In a loss for wireless communications providers, the US Supreme Court let stand a lower court ruling preventing the industry from listing taxes and other government fees as separate line items on consumers' bills, an Associated Press report said.
The Associated Press report said Sprint Nextel and T-Mobile USA, which is owned by Deutsche Telecom, asked the justices to overturn the ruling.
They said in court papers that state and local governments try to 'hide' taxes and fees by barring carriers from listing them as separate items, requiring the companies instead to fold them in with the rest of their charges, the report said.
Consumer advocates, who support the lower court's ruling, responded that wireless companies frequently add a confusing array of charges that are not always the result of government taxes, the Associated Press report said.

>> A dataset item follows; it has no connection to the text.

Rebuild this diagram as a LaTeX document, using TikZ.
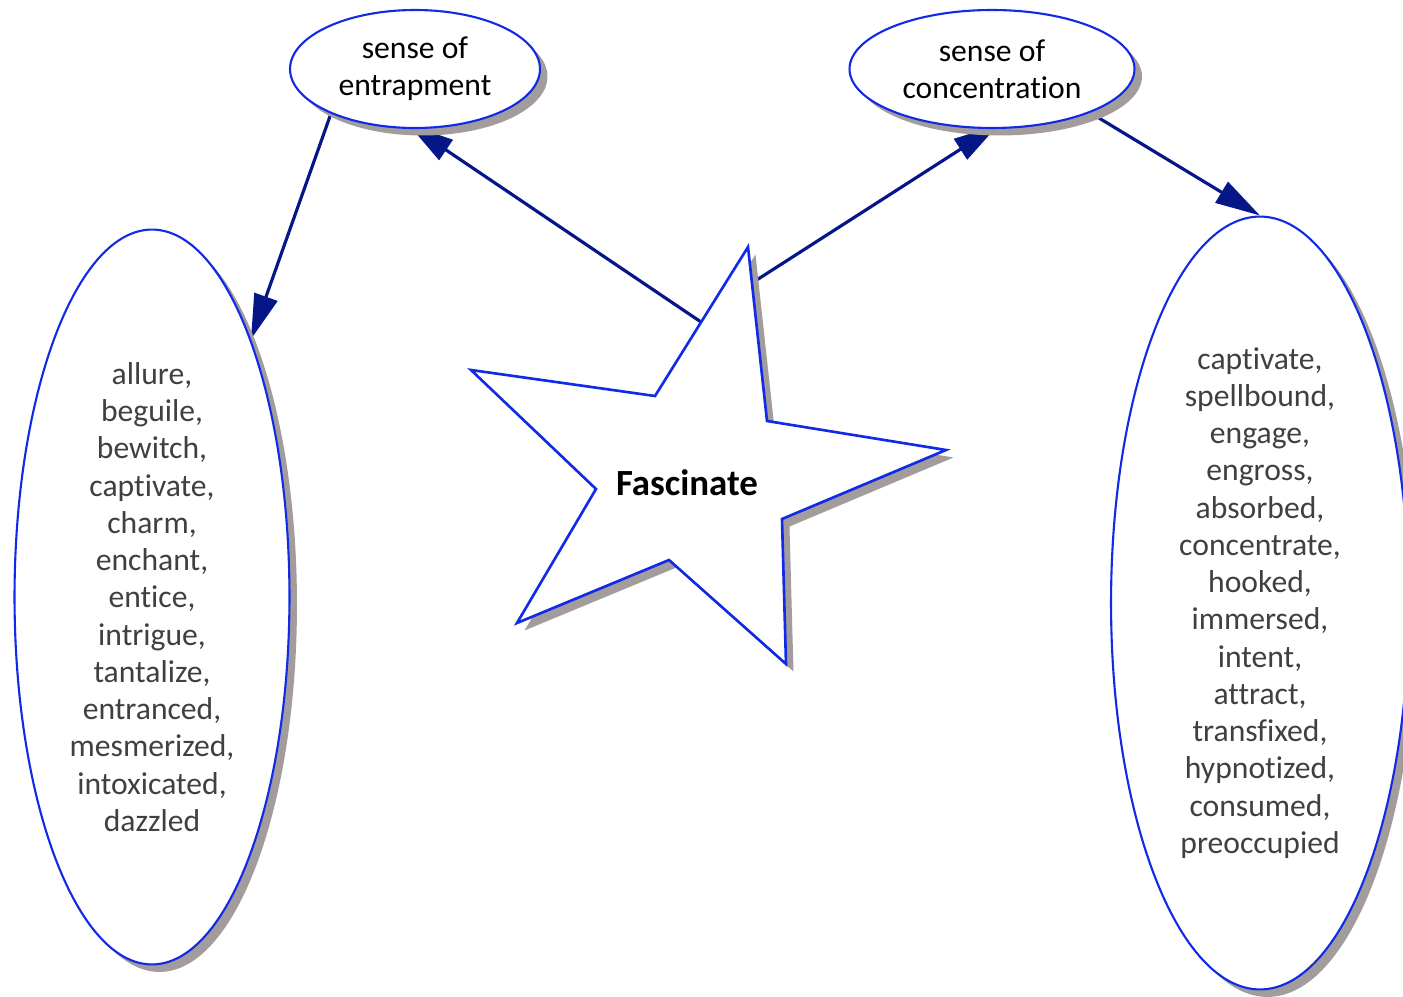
\documentclass[tikz,border=0pt]{standalone}
\usepackage{fontspec}
\setmainfont[Ligatures=NoCommon]{Carlito}
\usetikzlibrary{shapes.geometric,shadows,arrows.meta,backgrounds}
\definecolor{edgeblue}{RGB}{16,42,230}
\definecolor{arrownavy}{RGB}{5,22,135}
\definecolor{shadowgray}{RGB}{163,156,156}
\definecolor{wordgray}{RGB}{64,64,64}
\begin{document}
\begin{tikzpicture}[x=0.02cm, y=-0.02cm,
    oval/.style={ellipse, draw=edgeblue, line width=1.2pt, fill=white, inner sep=0pt, align=center,
        font=\fontsize{18}{21.2}\selectfont,
        drop shadow={shadow xshift=0.15cm, shadow yshift=-0.15cm, fill=shadowgray, opacity=1}},
    sense/.style={oval, minimum height=2.36cm},
    words/.style={oval, text=wordgray},
    arrow/.style={-{Triangle[length=0.9cm, width=0.48cm]}, line width=1.8pt, draw=arrownavy}
]
\useasboundingbox (0,0) rectangle (1403,997);

\node[sense, minimum width=5cm] (ent) at (415,69) {sense of\\entrapment};
\node[sense, minimum width=5.7cm] (conc) at (992,69) {sense of\\concentration};

\node[words, minimum width=5.5cm, minimum height=14.7cm] (lft) at (152,597)
    {allure,\\beguile,\\bewitch,\\captivate,\\charm,\\enchant,\\entice,\\intrigue,\\tantalize,\\entranced,\\mesmerized,\\intoxicated,\\dazzled};
\node[words, minimum width=5.96cm, minimum height=15.46cm] (rgt) at (1260,603)
    {captivate,\\spellbound,\\engage,\\engross,\\absorbed,\\concentrate,\\hooked,\\immersed,\\intent,\\attract,\\transfixed,\\hypnotized,\\consumed,\\preoccupied};

\filldraw[draw=edgeblue, line width=1.5pt, fill=white,
    drop shadow={shadow xshift=0.15cm, shadow yshift=-0.15cm, fill=shadowgray, opacity=1}]
    (471,370) -- (655,396) -- (748,247) -- (767,421) -- (946,450) -- (782,519)
    -- (786,664) -- (669,560) -- (517,623) -- (596,489) -- cycle;
\node[font=\fontsize{21}{25}\selectfont\bfseries] (fas) at (687,483) {Fascinate};
\coordinate (s1) at (701,322);
\coordinate (s2) at (752,283);

\begin{scope}[on background layer]
\draw[arrow] (ent.208) -- (lft.69);
\draw[arrow, shorten >=-0.15cm] (s1) -- (ent.south);
\draw[arrow, shorten >=-0.15cm] (s2) -- (conc.south);
\draw[arrow] (conc.336) -- (rgt.north);
\end{scope}
\end{tikzpicture}
\end{document}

Such complaints led the Federal Communications Commission to extend 'truth in billing' rules to cell phones in 2005, the report said.
The legal question in dispute is whether the FCC was correct when it ruled in 2005 that federal law prohibits the states from barring separate line items, the Associated Press report said.
Federal communications law bars state regulation of rates but allows states to regulate 'other terms and conditions' of service, the report said.
The 11th US Circuit Court of Appeals overturned the FCC in 2006, ruling that line items on bills were 'other terms and conditions' that states could prohibit.
The justices' decision allows that ruling to stand.